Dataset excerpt
################
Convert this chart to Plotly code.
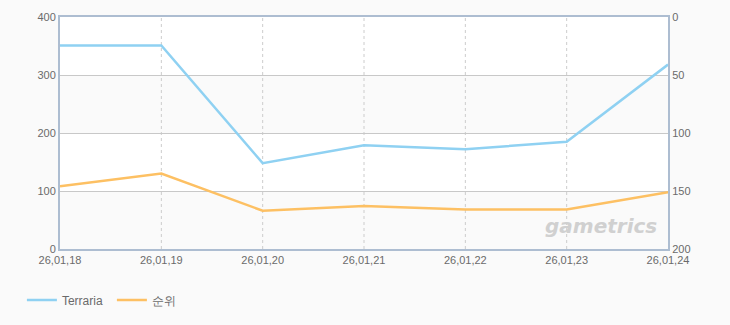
import plotly.graph_objects as go

dates = ["26,01,18", "26,01,19", "26,01,20", "26,01,21", "26,01,22", "26,01,23", "26,01,24"]
terraria = [351, 351, 148, 179, 172, 185, 318]
rank = [146, 135, 167, 163, 166, 166, 151]

left_ticks = [0, 100, 200, 300, 400]
right_ticks = [0, 50, 100, 150, 200]

blue = "#8fd1f2"
orange = "#fdc063"
axis_col = "#adbdd1"
grid_col = "#c8c8c8"
font = "Liberation Sans"
tick_col = "#6a6a6a"

fig = go.Figure()
xs = list(range(len(dates)))
fig.add_trace(go.Scatter(x=xs, y=terraria, name="Terraria", mode="lines",
                         line=dict(color=blue, width=2.5), yaxis="y"))
fig.add_trace(go.Scatter(x=xs, y=rank, name="순위", mode="lines",
                         line=dict(color=orange, width=2.5), yaxis="y2"))

# alternating bands
for lo, hi in [(0, 100), (200, 300)]:
    fig.add_shape(type="rect", xref="x", yref="y", x0=0, x1=6, y0=lo, y1=hi,
                  fillcolor="#fafafa", line_width=0, layer="below")
# dashed vertical grid
for i in xs[1:-1]:
    fig.add_shape(type="line", xref="x", yref="y", x0=i, x1=i, y0=0, y1=400,
                  line=dict(color="#cccccc", width=1, dash="3px,3px"), layer="below")

fig.add_annotation(text="<b><i>gametrics</i></b>", x=0.985, y=0.04, xref="paper", yref="paper",
                   xanchor="right", yanchor="bottom", showarrow=False,
                   font=dict(family="DejaVu Sans", size=20, color="#d0d0d0"))

fig.update_layout(
    width=730, height=325,
    margin=dict(l=60, r=62, t=17, b=76, autoexpand=False),
    paper_bgcolor="#fafafa", plot_bgcolor="#ffffff",
    font=dict(family=font, size=11, color=tick_col),
    xaxis=dict(range=[0, 6], tickmode="array", tickvals=xs, ticktext=dates,
               showgrid=False, zeroline=False, showline=True, linecolor=axis_col,
               linewidth=2, mirror=True, ticks="", ticklabelstandoff=0,
               tickfont=dict(size=11, color=tick_col)),
    yaxis=dict(range=[0, 400], tickvals=left_ticks, showgrid=True, gridcolor=grid_col,
               gridwidth=1, zeroline=False, showline=True, linecolor=axis_col, linewidth=2,
               ticks="", ticklabelstandoff=0, tickfont=dict(size=11, color=tick_col)),
    yaxis2=dict(range=[200, 0], tickvals=right_ticks, overlaying="y", side="right",
                showgrid=False, zeroline=False, showline=True, linecolor=axis_col, linewidth=2,
                ticks="", ticklabelstandoff=0, tickfont=dict(size=11, color=tick_col)),
    legend=dict(orientation="h", xref="container", yref="container", x=0.03, y=0.077,
                xanchor="left", yanchor="middle", entrywidth=45,
                font=dict(size=12, color=tick_col), bgcolor="rgba(0,0,0,0)"),
    showlegend=True,
)

fig.write_html("out.html")
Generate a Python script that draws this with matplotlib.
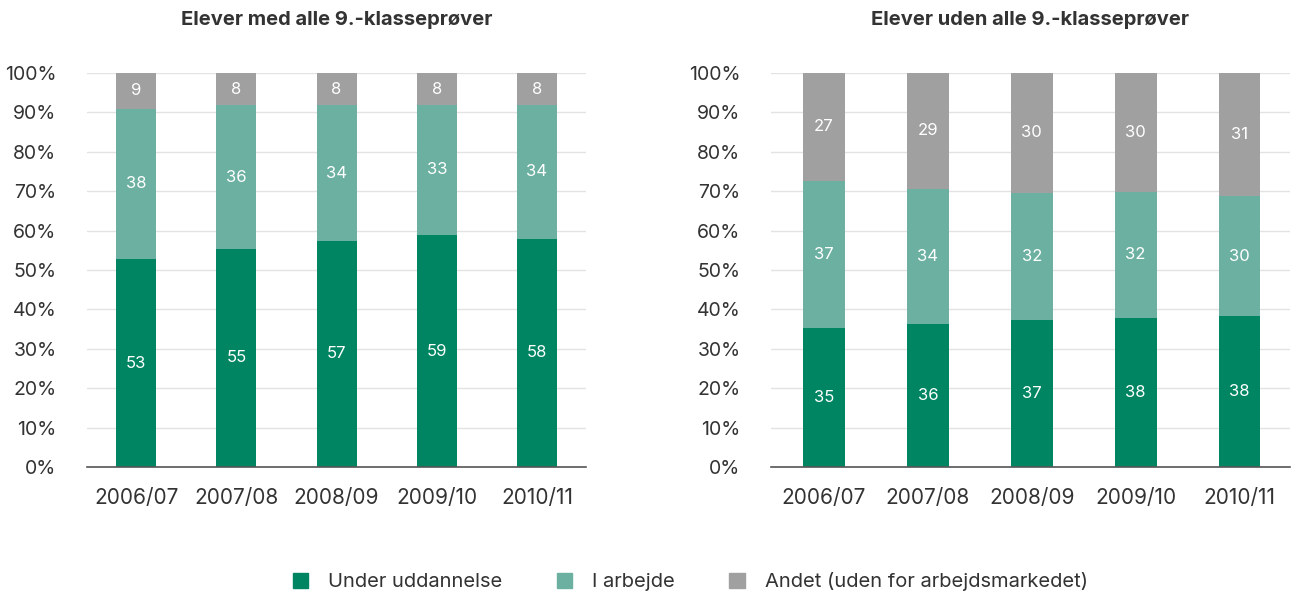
################
**The exercise**
Reproduce the records word for word, please, from their first line up to and including the line that contains "rank = [146, 135, 167, 163, 166, 166, 151]", but no pictures.

**Written answer**
Convert this chart to Plotly code.
import plotly.graph_objects as go

dates = ["26,01,18", "26,01,19", "26,01,20", "26,01,21", "26,01,22", "26,01,23", "26,01,24"]
terraria = [351, 351, 148, 179, 172, 185, 318]
rank = [146, 135, 167, 163, 166, 166, 151]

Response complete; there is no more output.